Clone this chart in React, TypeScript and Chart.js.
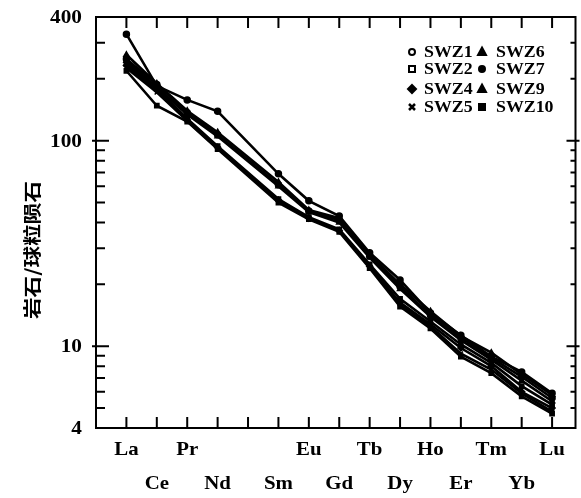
import React, { useEffect, useRef } from "react";
import { Chart, registerables } from "chart.js";

Chart.register(...registerables);

const elements = ["La", "Ce", "Pr", "Nd", "Pm", "Sm", "Eu", "Gd", "Tb", "Dy", "Ho", "Er", "Tm", "Yb", "Lu"];
const labelledElements = ["La", "Ce", "Pr", "Nd", "Sm", "Eu", "Gd", "Tb", "Dy", "Ho", "Er", "Tm", "Yb", "Lu"];

const SWZ1 = [250, 188, 137, 107, null, 61, 45.5, 41, 27.5, 19.5, 14.2, 11, 8.8, 7.1, 5.6];
const SWZ2 = [238, 180, 128, 94, null, 52, 42.5, 37, 25, 17, 13.2, 10.2, 8.3, 6.4, 5.2];
const SWZ4 = [232, 176, 126, 93, null, 51.5, 42, 36.5, 24.5, 16.3, 12.8, 9.8, 8, 6, 5];
const SWZ5 = [226, 172, 125, 92, null, 51, 42, 36.5, 24.5, 16, 12.5, 9.2, 7.7, 5.9, 4.8];
const SWZ6 = [262, 190, 140, 110, null, 63, 46, 42, 28, 20, 14.8, 11.2, 9.3, 7.3, 5.8];
const SWZ7 = [330, 185, 158, 139, null, 69, 51, 43, 28.5, 21, 14.5, 11.3, 8.9, 7.5, 5.9];
const SWZ9 = [245, 182, 134, 105, null, 60, 45, 40, 27, 19, 13.9, 10.7, 8.6, 6.8, 5.4];
const SWZ10 = [219, 148, 124, 91, null, 50, 41.5, 36, 24, 15.6, 12.2, 8.9, 7.4, 5.7, 4.7];

const seriesNames = ["SWZ1", "SWZ2", "SWZ4", "SWZ5", "SWZ6", "SWZ7", "SWZ9", "SWZ10"];
const seriesValues = [SWZ1, SWZ2, SWZ4, SWZ5, SWZ6, SWZ7, SWZ9, SWZ10];
const seriesMarkers = ["circle", "rect", "rectRot", "crossRot", "triangle", "circle", "triangle", "rect"];
const seriesOpen = [true, true, false, false, false, false, false, false];

const yMajorLabels = [4, 10, 100, 400];
const yMin = 4;
const yMax = 400;

const FONT = "'Liberation Serif', 'Times New Roman', serif";

function drawMarker(ctx: CanvasRenderingContext2D, style: string, x: number, y: number, r: number, open: boolean) {
  ctx.save();
  ctx.fillStyle = open ? "#fff" : "#000";
  ctx.strokeStyle = "#000";
  ctx.lineWidth = 2;
  ctx.beginPath();
  if (style === "circle") {
    ctx.arc(x, y, r, 0, Math.PI * 2);
    ctx.fill();
    ctx.stroke();
  } else if (style === "rect") {
    ctx.rect(x - r, y - r, 2 * r, 2 * r);
    ctx.fill();
    ctx.stroke();
  } else if (style === "rectRot") {
    ctx.moveTo(x, y - r - 1);
    ctx.lineTo(x + r + 1, y);
    ctx.lineTo(x, y + r + 1);
    ctx.lineTo(x - r - 1, y);
    ctx.closePath();
    ctx.fill();
    ctx.stroke();
  } else if (style === "crossRot") {
    ctx.lineWidth = 2.5;
    ctx.moveTo(x - r, y - r);
    ctx.lineTo(x + r, y + r);
    ctx.moveTo(x + r, y - r);
    ctx.lineTo(x - r, y + r);
    ctx.stroke();
  } else if (style === "triangle") {
    ctx.moveTo(x, y - r - 1.5);
    ctx.lineTo(x + r + 1, y + r);
    ctx.lineTo(x - r - 1, y + r);
    ctx.closePath();
    ctx.fill();
    ctx.stroke();
  }
  ctx.restore();
}

function stretchedText(ctx: CanvasRenderingContext2D, text: string, x: number, y: number, sx: number) {
  ctx.save();
  ctx.translate(x, y);
  ctx.scale(sx, 1);
  ctx.fillText(text, 0, 0);
  ctx.restore();
}

const framePlugin = {
  id: "framePlugin",
  afterDraw(chart: any) {
    const ctx: CanvasRenderingContext2D = chart.ctx;
    const { left, right, top, bottom } = chart.chartArea;
    const xs = chart.scales.x;
    const ys = chart.scales.y;
    ctx.save();
    ctx.strokeStyle = "#000";
    ctx.fillStyle = "#000";
    ctx.lineWidth = 2;
    ctx.strokeRect(left, top, right - left, bottom - top);

    // x ticks (top and bottom, inward)
    elements.forEach((_, i) => {
      const px = xs.getPixelForValue(i);
      ctx.beginPath();
      ctx.moveTo(px, bottom);
      ctx.lineTo(px, bottom - 11);
      ctx.moveTo(px, top);
      ctx.lineTo(px, top + 11);
      ctx.stroke();
    });

    // y ticks
    const decades = [1, 10, 100];
    decades.forEach((d) => {
      for (let m = 1; m <= 9; m++) {
        const v = m * d;
        if (v < yMin || v > yMax) continue;
        const py = ys.getPixelForValue(v);
        const major = m === 1;
        ctx.beginPath();
        if (major) {
          ctx.moveTo(left - 4, py);
          ctx.lineTo(left + 13, py);
          ctx.moveTo(right + 4, py);
          ctx.lineTo(right - 9, py);
        } else {
          ctx.moveTo(left, py);
          ctx.lineTo(left + 9, py);
          ctx.moveTo(right, py);
          ctx.lineTo(right - 5, py);
        }
        ctx.stroke();
      }
    });

    // y labels
    ctx.font = `bold 19px ${FONT}`;
    ctx.textAlign = "right";
    ctx.textBaseline = "middle";
    yMajorLabels.forEach((v) => {
      const py = ys.getPixelForValue(v);
      stretchedText(ctx, String(v), left - 14, py + 1, 1.12);
    });

    // x labels in two rows (alternating by element position)
    ctx.textAlign = "center";
    labelledElements.forEach((name) => {
      const i = elements.indexOf(name);
      const px = xs.getPixelForValue(i);
      const row = i % 2;
      stretchedText(ctx, name, px, row === 0 ? bottom + 22 : bottom + 56, 1.1);
    });

    // y title
    ctx.save();
    ctx.translate(32, 250);
    ctx.rotate(-Math.PI / 2);
    ctx.scale(1.2, 1);
    ctx.font = `bold 18px 'Noto Sans CJK SC', sans-serif`;
    ctx.textAlign = "center";
    ctx.textBaseline = "middle";
    ctx.fillText("岩石/球粒陨石", 0, 0);
    ctx.restore();

    // legend
    const rowsY = [52, 69, 89, 107];
    ctx.font = `bold 17px ${FONT}`;
    ctx.textAlign = "left";
    ctx.textBaseline = "middle";
    seriesNames.forEach((name, k) => {
      const col = k < 4 ? 0 : 1;
      const row = k % 4;
      const mx = col === 0 ? 412 : 482;
      const tx = col === 0 ? 424 : 496;
      const y = rowsY[row];
      drawMarker(ctx, seriesMarkers[k], mx, y, 3, seriesOpen[k]);
      stretchedText(ctx, name, tx, y + 1, 1.05);
    });
    ctx.restore();
  },
};

export default function App() {
  const canvasRef = useRef<HTMLCanvasElement | null>(null);

  useEffect(() => {
    document.body.style.margin = "0";
    const canvas = canvasRef.current;
    if (!canvas) return;
    const datasets = seriesNames.map((name, k) => ({
      label: name,
      data: seriesValues[k].map((v, i) => ({ x: i, y: v })),
      borderColor: "#000",
      backgroundColor: "#000",
      pointBorderColor: "#000",
      pointBackgroundColor: "#000",
      pointStyle: seriesMarkers[k] as any,
      pointRadius: 3,
      pointBorderWidth: 1.5,
      borderWidth: 2.6,
      spanGaps: true,
      tension: 0,
    }));
    const chart = new Chart(canvas, {
      type: "line",
      data: { datasets },
      options: {
        responsive: false,
        animation: false,
        layout: { padding: { left: 96, right: 1, top: 17, bottom: 70 } },
        plugins: { legend: { display: false }, tooltip: { enabled: false } },
        scales: {
          x: { type: "linear", min: -1, max: 14.77, display: false },
          y: { type: "logarithmic", min: yMin, max: yMax, display: false },
        },
      },
      plugins: [framePlugin],
    });
    return () => chart.destroy();
  }, []);

  return (
    <div style={{ position: "absolute", left: 0, top: 0, width: 581, height: 498, background: "#fff" }}>
      <canvas ref={canvasRef} width={581} height={498} />
    </div>
  );
}
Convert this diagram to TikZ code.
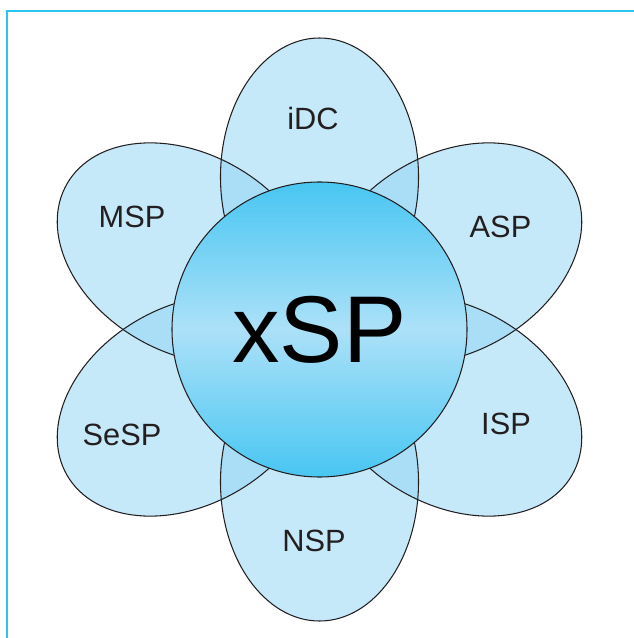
\documentclass[tikz,border=0pt]{standalone}
\usepackage{fontspec}
\setmainfont{Liberation Sans}
\definecolor{framecyan}{RGB}{45,196,240}
\definecolor{petalblue}{RGB}{143,212,245}
\definecolor{hubdark}{RGB}{72,198,242}
\definecolor{hublight}{RGB}{172,225,248}
\definecolor{inkline}{RGB}{35,31,32}
\begin{document}
\begin{tikzpicture}[
    petal/.style={fill=petalblue, fill opacity=0.51},
    rim/.style={draw=inkline, line width=0.6pt},
    hub/.style={circle, draw=inkline, line width=0.6pt, minimum size=5.9cm, inner sep=0pt,
        top color=hubdark, bottom color=hubdark, middle color=hublight, font=\fontsize{54}{54}\selectfont},
    tag/.style={font=\fontsize{17.5}{17.5}\selectfont, text=inkline}
]
    \useasboundingbox (-6.39,-6.17) rectangle (6.29,6.59);

    % frame
    \draw [framecyan, line width=1.6pt] (-6.25,-6.17) -- (-6.25,6.37) -- (6.29,6.37);

    % petals
    \foreach \ang in {90,30,-30,-90,-150,150}
        \fill [petal, rotate=\ang] (3.05,0) ellipse (2.78cm and 1.98cm);
    \foreach \ang in {90,30,-30,-90,-150,150}
        \draw [rim, rotate=\ang] (3.05,0) ellipse (2.78cm and 1.98cm);

    \node [hub] (xsp) at (0,0) {xSP};

    \node [tag] (idc) at (-0.13,4.21) {iDC};
    \node [tag] (asp) at (3.62,2.05) {ASP};
    \node [tag] (isp) at (3.73,-1.88) {ISP};
    \node [tag] (nsp) at (-0.11,-4.23) {NSP};
    \node [tag] (sesp) at (-3.95,-2.11) {SeSP};
    \node [tag] (msp) at (-3.75,2.25) {MSP};

\end{tikzpicture}
\end{document}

_ _ _ _ _

What the exercise asks — Include both the line containing "Convert this diagram to TikZ code." and the line containing "[hub] (xsp) at" when you write out everything between them, exactly. Leave the pictures out.

Task result —
Convert this diagram to TikZ code.
\documentclass[tikz,border=0pt]{standalone}
\usepackage{fontspec}
\setmainfont{Liberation Sans}
\definecolor{framecyan}{RGB}{45,196,240}
\definecolor{petalblue}{RGB}{143,212,245}
\definecolor{hubdark}{RGB}{72,198,242}
\definecolor{hublight}{RGB}{172,225,248}
\definecolor{inkline}{RGB}{35,31,32}
\begin{document}
\begin{tikzpicture}[
    petal/.style={fill=petalblue, fill opacity=0.51},
    rim/.style={draw=inkline, line width=0.6pt},
    hub/.style={circle, draw=inkline, line width=0.6pt, minimum size=5.9cm, inner sep=0pt,
        top color=hubdark, bottom color=hubdark, middle color=hublight, font=\fontsize{54}{54}\selectfont},
    tag/.style={font=\fontsize{17.5}{17.5}\selectfont, text=inkline}
]
    \useasboundingbox (-6.39,-6.17) rectangle (6.29,6.59);

    % frame
    \draw [framecyan, line width=1.6pt] (-6.25,-6.17) -- (-6.25,6.37) -- (6.29,6.37);

    % petals
    \foreach \ang in {90,30,-30,-90,-150,150}
        \fill [petal, rotate=\ang] (3.05,0) ellipse (2.78cm and 1.98cm);
    \foreach \ang in {90,30,-30,-90,-150,150}
        \draw [rim, rotate=\ang] (3.05,0) ellipse (2.78cm and 1.98cm);

    \node [hub] (xsp) at (0,0) {xSP};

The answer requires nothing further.